In AI and machine learning, especially in deep learning and computer vision, the term “stride” refers to the step size with which a filter or kernel moves across an input, such as an image or a feature map, during operations like convolution or pooling. Think of stride as how many units you move the window each time you slide it over your data. If the stride is set to 1, the filter examines every possible position, moving one pixel at a time. If the stride is 2, it skips every other position, moving two pixels at a time, and so on.
Stride is a key parameter in convolutional neural networks (CNNs). When a convolutional layer processes an input image, its filters (small weight matrices) scan over the image to extract features. The stride determines how much the filter shifts for each step. A smaller stride (like 1) leads to more overlap between filter applications and results in larger output feature maps. A larger stride (like 2 or more) makes the filter jump farther, reducing the size of the output feature maps, which can help decrease the computational load and memory usage.

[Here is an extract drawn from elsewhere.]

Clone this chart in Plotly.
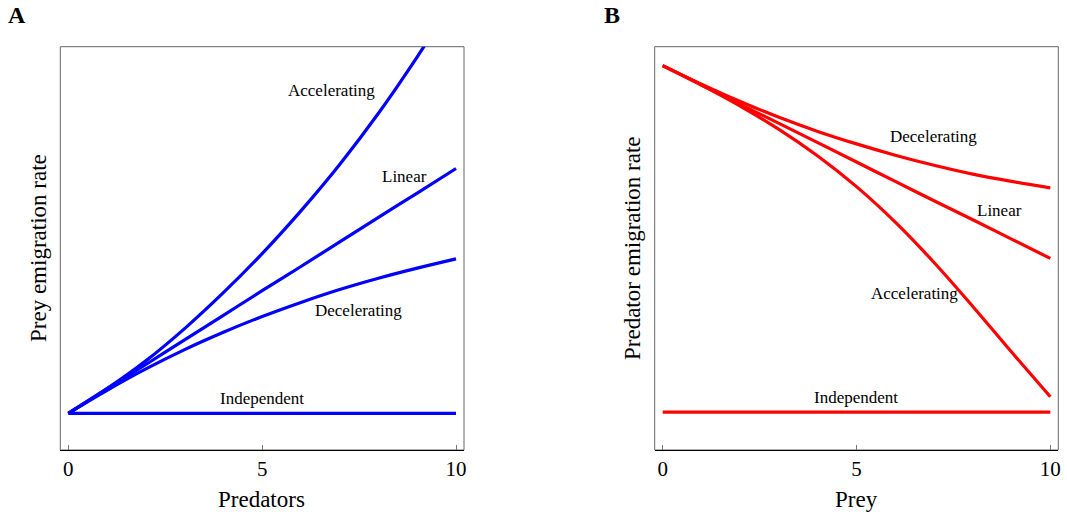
import plotly.graph_objects as go

# ---- data ----
x_vals = [0, 1, 2, 3, 4, 5, 6, 7, 8, 9, 10]

prey_accelerating = [0.91, 1.52, 2.21, 3.01, 3.90, 4.87, 5.93, 7.08, 8.35, 9.75, 11.25]
prey_linear = [0.91, 1.52, 2.12, 2.73, 3.34, 3.95, 4.55, 5.16, 5.77, 6.37, 6.98]
prey_decelerating = [0.91, 1.48, 2.01, 2.49, 2.92, 3.31, 3.66, 3.98, 4.26, 4.51, 4.74]
prey_independent = [0.91, 0.91, 0.91, 0.91, 0.91, 0.91, 0.91, 0.91, 0.91, 0.91, 0.91]

pred_decelerating = [9.53, 9.07, 8.64, 8.25, 7.90, 7.59, 7.31, 7.06, 6.84, 6.66, 6.50]
pred_linear = [9.53, 9.05, 8.57, 8.10, 7.62, 7.14, 6.66, 6.18, 5.71, 5.23, 4.75]
pred_accelerating = [9.53, 9.05, 8.53, 7.95, 7.29, 6.53, 5.65, 4.65, 3.56, 2.43, 1.32]
pred_independent = [0.94, 0.94, 0.94, 0.94, 0.94, 0.94, 0.94, 0.94, 0.94, 0.94, 0.94]

x_ticks = [0, 5, 10]
x_tick_labels = ["0", "5", "10"]

# curve labels: (text, x, y)
labels_a = [("Accelerating", 6.79, 8.91), ("Linear", 8.68, 6.78),
            ("Decelerating", 7.49, 3.45), ("Independent", 4.99, 1.27)]
labels_b = [("Decelerating", 6.99, 7.77), ("Linear", 8.69, 5.93),
            ("Accelerating", 6.49, 3.89), ("Independent", 4.99, 1.31)]

BLUE = "#0000FF"
RED = "#FF0000"
FONT = "Liberation Serif"

fig = go.Figure()

for ys in [prey_accelerating, prey_linear, prey_decelerating, prey_independent]:
    fig.add_trace(go.Scatter(x=x_vals, y=ys, mode="lines", xaxis="x", yaxis="y",
                             line=dict(color=BLUE, width=3.2, shape="spline"),
                             showlegend=False, hoverinfo="skip"))
for ys in [pred_decelerating, pred_linear, pred_accelerating, pred_independent]:
    fig.add_trace(go.Scatter(x=x_vals, y=ys, mode="lines", xaxis="x2", yaxis="y2",
                             line=dict(color=RED, width=3.2, shape="spline"),
                             showlegend=False, hoverinfo="skip"))

W, H = 1067, 514


def px(xr):
    return xr / W


def py(yr):
    return 1 - yr / H


dom_x1 = [px(60.3), px(464.0)]
dom_x2 = [px(654.7), px(1058.3)]
dom_y = [py(450.0), py(46.7)]

xcommon = dict(range=[-0.206, 10.206], tickvals=x_ticks, ticktext=x_tick_labels,
               ticks="inside", ticklen=5, tickcolor="#777777", tickwidth=1,
               showline=True, linecolor="black", linewidth=1, mirror=False,
               showgrid=False, zeroline=False, automargin=False,
               ticklabeloverflow="allow",
               tickfont=dict(family=FONT, size=21, color="black"))
ycommon = dict(range=[0, 10], showticklabels=False, ticks="", showline=False,
               showgrid=False, zeroline=False, automargin=False)

label_font = dict(family=FONT, size=17, color="black")
annotations = []
for txt, lx, ly in labels_a:
    annotations.append(dict(text=txt, x=lx, y=ly, xref="x", yref="y", showarrow=False,
                            xanchor="center", yanchor="middle", font=label_font))
for txt, lx, ly in labels_b:
    annotations.append(dict(text=txt, x=lx, y=ly, xref="x2", yref="y2", showarrow=False,
                            xanchor="center", yanchor="middle", font=label_font))

title_font = dict(family=FONT, size=23, color="black")
letter_font = dict(family=FONT, size=24, color="black")
annotations += [
    dict(text="Predators", x=px(261.7), y=py(499), font=title_font),
    dict(text="Prey", x=px(856.3), y=py(499), font=title_font),
    dict(text="Prey emigration rate", x=px(38), y=py(248), textangle=-90, font=title_font),
    dict(text="Predator emigration rate", x=px(632), y=py(248), textangle=-90, font=title_font),
    dict(text="<b>A</b>", x=px(16.5), y=py(15), font=letter_font),
    dict(text="<b>B</b>", x=px(611.5), y=py(15), font=letter_font),
]
for a in annotations[-6:]:
    a.update(xref="paper", yref="paper", showarrow=False, xanchor="center", yanchor="middle")

shapes = [
    dict(type="rect", xref="x domain", yref="y domain", x0=0, x1=1, y0=0, y1=1,
         line=dict(color="#666666", width=1), layer="below"),
    dict(type="rect", xref="x2 domain", yref="y2 domain", x0=0, x1=1, y0=0, y1=1,
         line=dict(color="#666666", width=1), layer="below"),
]

fig.update_layout(
    width=W, height=H,
    margin=dict(l=0, r=0, t=0, b=0),
    paper_bgcolor="white", plot_bgcolor="white",
    xaxis=dict(domain=dom_x1, anchor="y", **xcommon),
    yaxis=dict(domain=dom_y, anchor="x", **ycommon),
    xaxis2=dict(domain=dom_x2, anchor="y2", **xcommon),
    yaxis2=dict(domain=dom_y, anchor="x2", **ycommon),
    annotations=annotations,
    shapes=shapes,
    font=dict(family=FONT),
)

# remove the browser's default 8px page margin so the figure fills the window exactly
fig.write_html("out.html", config={"displayModeBar": False},
               post_script="document.body.style.margin='0';document.body.style.overflow='hidden';")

For example, suppose you have a 5×5 image and a 3×3 filter. With a stride of 1, the filter moves one pixel at a time, resulting in a 3×3 output. With a stride of 2, the filter moves two pixels at a time, producing a smaller 2×2 output. This reduction in size is sometimes called “downsampling” and helps neural networks focus on the most essential features.
Stride is also used in pooling layers, like max pooling or average pooling. Here, it works the same way: the stride determines how far the pooling window moves each time. Adjusting the stride lets you control the spatial dimensions of the data as it moves through the network. For instance, increasing stride in pooling layers can help reduce overfitting and speed up training by making the network less sensitive to small variations and by reducing the number of parameters.
Choosing the right stride value is important for balancing information preservation and computational efficiency. A small stride preserves more information but increases the computational cost, while a larger stride reduces the amount of information captured but speeds up processing. Stride is often chosen together with other hyperparameters like filter size and padding to achieve the desired output shape and performance.
Understanding stride is essential for designing efficient neural network architectures, particularly in scenarios like image classification, object detection, and other tasks that rely on spatial data. By fine-tuning stride settings, practitioners can control the granularity of feature extraction and the depth of subsequent layers, directly influencing model performance and resource usage.